Moneybox

A Republic, Not a Direct Democracy

Why mutual-fund investors don’t need a suffrage movement.

This week, the Securities and Exchange Commission is expected to vote on a proposal requiring mutual funds to disclose publicly how they vote on proxies—the annual plebiscites through which shareholders elect directors and ratify or reject proposals on executive pay and other issues. Introduced last September as one of several Hail Marys SEC Chairman Harvey Pitt hurled in a futile effort to preserve his job, the proposal aims to prevent future Enrons. The theory: If mutual funds, which collectively own about 19 percent of U.S. stocks, were forced to disclose their votes, they would be shamed into pressuring companies to improve governance practices. Powered by the sunlight that shines on their voting records, the funds would cease rubber-stamping executive option plans and transform the proxy voting process from a moribund stage show into a boisterous democracy.

The discussion surrounding the proposal touches upon topics that seem more at home in the Federalist than the Federal Register. Are mutual funds republics, in which shareholders explicitly delegate the decision-making powers to managers? Or are they vehicles for direct democracy that should enable their investors to participate in the one-share, one-vote governance of public companies? And precisely how much democracy do shareholders want? The answers: Yes, no, and not much.

In a rare joint public appearance earlier this week, Ned Johnson, the near-reclusive CEO of Fidelity, and John Brennan, the CEO of Vanguard, wrote an op-ed article in the Wall Street Journal opposing the disclosure requirement. The two organizations are stylistic opposites. Nonprofit Vanguard primarily indexes and frequently casts nay votes on stock-option plans. For-profit Fidelity is an active stock-picker and prefers “constructive engagement”—consulting with management behind the scenes—on proxy-relatedissues.But Brennan and Johnson agree that when individuals invest in mutual funds, they essentially grant to fund managers the exclusive responsibility of evaluating proxies—along with all other factors that go into a decision to buy or sell a stock.

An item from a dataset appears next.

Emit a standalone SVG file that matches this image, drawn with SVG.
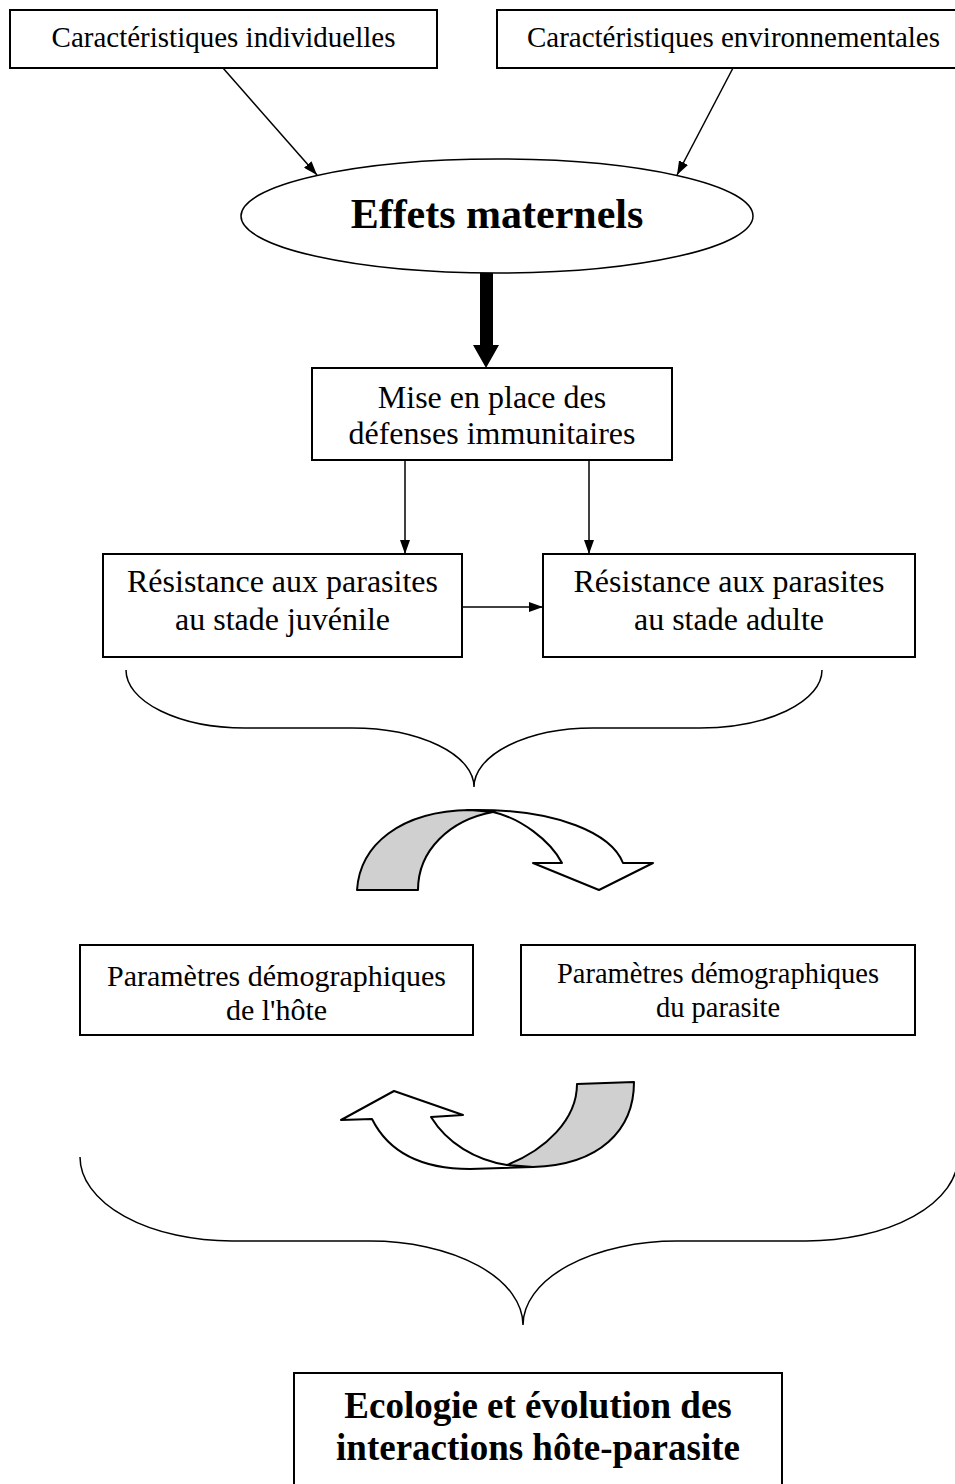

The act of purchasing mutual fund shares, in other words, is an act of consent. Shareholders pay fund managers to comb through proxy funds at the dozens or hundreds of companies they own. Just as shareholders don’t expect fund managers to disclose why they bought AOL at 55 and sold it at 14, they don’t need, or even want, to know whether fund managers approved Boeing’s latest stock-option plan.

Investors in Fidelity’s Magellan Fund don’t actually own shares in the companies that Magellan buys. Instead, mutual fund investors own shares in a corporate entity—an investment company, as defined by the 1940 Investment Company Act—whose business is buying and selling securities. Owning shares in Fidelity Magellan grants you a say in how that fund is governed. Like companies, mutual funds have their own proxy processes. So, if Magellan shareholders decide they really want details of how they vote on proxies, they could introduce a shareholder resolution and then rally fellow shareholders to support it.

But shareholders don’t have that much appetite for participatory democracy. Take, for example, TIAA-CREF, which invests on behalf of the nation’s college professors, among others. Its large stock fund, the College Retirement Equities Fund, is a sort of Berkeley among institutional investors—its shareholders include many academics for whom protest is an avocation. A core group of CREF gadflies continually agitates for shareholders to pass resolutions that, say, purge tobacco and defense stocks from its portfolio. But very few of the political scientists or other academics whose retirement savings reside in CREF really care. Last November, a shareholder resolution that would have forced greater disclosure of proxy votes failed.

In markets, people vote with their money. When a stock or a mutual fund disappoints, people sell. Withdrawing money from a fund, or selling shares in a company, is a far more effective means of protest than voting 100 shares against a compensation policy. It hits managers where it hurts.

Investors’ confidence in mutual funds has plainly been shattered. In 2002, U.S. equity funds had a $10 billion outflow, the first year in which such funds suffered a net withdrawal since 1988. That voting pattern will do more to encourage mutual funds to reform than any SEC regulation ever could.